Name	Type	Description	Default
`execution_id`	`str`	execution_id	required

get_statuses_and_progress ¶

get_statuses_and_progress(job_ids: list[str]) -> list

get statuses and progress reports for multiple jobs in parallel

Parameters:

Name	Type	Description	Default
`job_ids`	`list[str]`	list of job IDs	required

make_payload ¶

make_payload(
    *,
    inputs: dict,
    outputs: dict,
    cluster_id: Optional[str] = None,
    cols: Optional[list] = None,
    metadata: Optional[dict] = None
) -> dict

helper function to create payload for tool execution. This helper function is used by all wrapper functions in the run module to create the payload.

Parameters:

Name	Type	Description	Default
`inputs`	`dict`	inputs	required
`outputs`	`dict`	outputs	required
`cluster_id`	`Optional[str]`	cluster ID. Defaults to None. If not provided, the default cluster (us-west-2) is used.	`None`
`cols`	`Optional[list]`	(Optional[list], optional): list of columns. Defaults to None. If provided, column names (in inputs or outputs) are converted to column IDs.	`None`
`metadata`	`Optional[dict]`	(Optional[dict], optional): metadata to be added to the payload. Defaults to None.	`None`

Returns:

Name	Type	Description
`dict`	`dict`	correctly formatted payload, ready to be passed to execute_tool

query_run_status ¶

query_run_status(execution_id: str) -> str

Determine the status of a run, identified by execution_id ID

Parameters:

Name	Type	Description	Default
`execution_id`	`str`	execution_id ID	required

Returns:

Type	Description
`str`	One of "Created", "Queued", "Running", "Succeeded", or "Failed"

query_run_statuses ¶

query_run_statuses(job_ids: list[str]) -> dict

get statuses for multiple jobs in parallel

Parameters:

Name	Type	Description	Default
`job_ids`	`list[str]`	list of job IDs	required

read_jobs ¶

read_jobs() -> list

read jobs from files in the jobs cache directory

run_tool ¶

run_tool(*, data: dict, tool_key: str)

run any tool using provided data transfer object (DTO)

Parameters:

Name	Type	Description	Default
`data`	`dict`	data transfer object. This is typically generated by the `make_payload` function.	required

wait_for_job ¶

wait_for_job(
    execution_id: str, *, poll_interval: int = 4
) -> None

Repeatedly poll Deep Origin for the job status, till the status is "Succeeded" or "Failed (a terminal state)

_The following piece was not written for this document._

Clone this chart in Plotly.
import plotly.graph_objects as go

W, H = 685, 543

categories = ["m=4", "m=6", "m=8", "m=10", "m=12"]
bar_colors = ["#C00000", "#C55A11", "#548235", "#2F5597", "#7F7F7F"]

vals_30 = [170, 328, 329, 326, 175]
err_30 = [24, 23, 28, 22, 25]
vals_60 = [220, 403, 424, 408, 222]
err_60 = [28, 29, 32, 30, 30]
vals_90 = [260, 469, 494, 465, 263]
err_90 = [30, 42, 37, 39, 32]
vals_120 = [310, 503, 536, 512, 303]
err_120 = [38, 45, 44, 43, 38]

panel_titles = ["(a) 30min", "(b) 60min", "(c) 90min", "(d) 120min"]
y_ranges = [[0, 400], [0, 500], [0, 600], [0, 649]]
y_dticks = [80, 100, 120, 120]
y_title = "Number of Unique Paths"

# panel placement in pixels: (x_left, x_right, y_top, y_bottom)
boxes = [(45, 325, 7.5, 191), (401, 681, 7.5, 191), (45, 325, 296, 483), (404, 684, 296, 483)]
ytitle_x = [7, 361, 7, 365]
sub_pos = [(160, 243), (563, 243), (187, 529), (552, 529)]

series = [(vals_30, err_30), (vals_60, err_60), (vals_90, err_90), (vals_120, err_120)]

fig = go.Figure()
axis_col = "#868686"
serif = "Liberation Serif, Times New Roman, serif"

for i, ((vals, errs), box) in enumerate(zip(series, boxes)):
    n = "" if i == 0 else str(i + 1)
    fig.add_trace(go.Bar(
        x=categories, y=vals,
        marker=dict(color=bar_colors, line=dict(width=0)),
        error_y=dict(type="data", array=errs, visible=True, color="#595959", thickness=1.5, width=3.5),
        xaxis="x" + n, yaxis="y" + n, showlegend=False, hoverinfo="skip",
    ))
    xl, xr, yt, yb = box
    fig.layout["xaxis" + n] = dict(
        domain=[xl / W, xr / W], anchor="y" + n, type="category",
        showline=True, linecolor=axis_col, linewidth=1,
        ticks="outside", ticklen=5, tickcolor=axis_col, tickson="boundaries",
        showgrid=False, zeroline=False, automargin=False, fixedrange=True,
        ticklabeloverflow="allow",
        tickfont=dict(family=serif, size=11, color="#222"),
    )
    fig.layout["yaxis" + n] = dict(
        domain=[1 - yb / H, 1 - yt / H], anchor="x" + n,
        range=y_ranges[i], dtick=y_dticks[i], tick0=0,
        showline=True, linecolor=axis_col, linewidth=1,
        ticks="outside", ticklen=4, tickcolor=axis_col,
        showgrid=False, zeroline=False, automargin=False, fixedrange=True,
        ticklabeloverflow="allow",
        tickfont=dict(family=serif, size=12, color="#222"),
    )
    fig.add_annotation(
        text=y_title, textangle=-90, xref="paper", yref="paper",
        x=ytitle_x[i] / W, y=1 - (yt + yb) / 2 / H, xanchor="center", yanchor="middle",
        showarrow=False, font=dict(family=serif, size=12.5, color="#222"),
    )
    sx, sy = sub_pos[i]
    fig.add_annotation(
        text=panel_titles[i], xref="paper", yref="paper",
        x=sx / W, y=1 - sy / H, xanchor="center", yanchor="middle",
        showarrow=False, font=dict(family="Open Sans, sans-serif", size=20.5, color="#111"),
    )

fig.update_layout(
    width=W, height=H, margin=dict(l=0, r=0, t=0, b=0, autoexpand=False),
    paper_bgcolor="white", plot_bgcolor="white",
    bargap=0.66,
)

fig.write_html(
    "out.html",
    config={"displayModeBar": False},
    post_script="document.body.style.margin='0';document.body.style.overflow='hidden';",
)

This function is useful for blocking execution of your code till a specific task is complete.

Parameters:

Name	Type	Description	Default
`execution_id`	`str`	execution_id ID. This is typically printed to screen and returned when a job is initialized.	required
`poll_interval`	`int`	number of seconds to wait between polling. Defaults to 4.	`4`

wait_for_jobs ¶

wait_for_jobs(
    refresh_time: int = 3, hide_succeeded: bool = True
) -> Any

Wait for all jobs started via this client to complete

Parameters:

Name	Type	Description	Default
`refresh_time`	`int`	number of seconds to wait between polling. Defaults to 3.	`3`
`hide_succeeded`	`bool`	whether to hide jobs that have already completed. Defaults to True.	`True`

Note that this function signature is explicitly not annotated with a return type to avoid importing pandas outside this function

Returns:

Type	Description
`Any`	pd.DataFrame: dataframe of all jobs.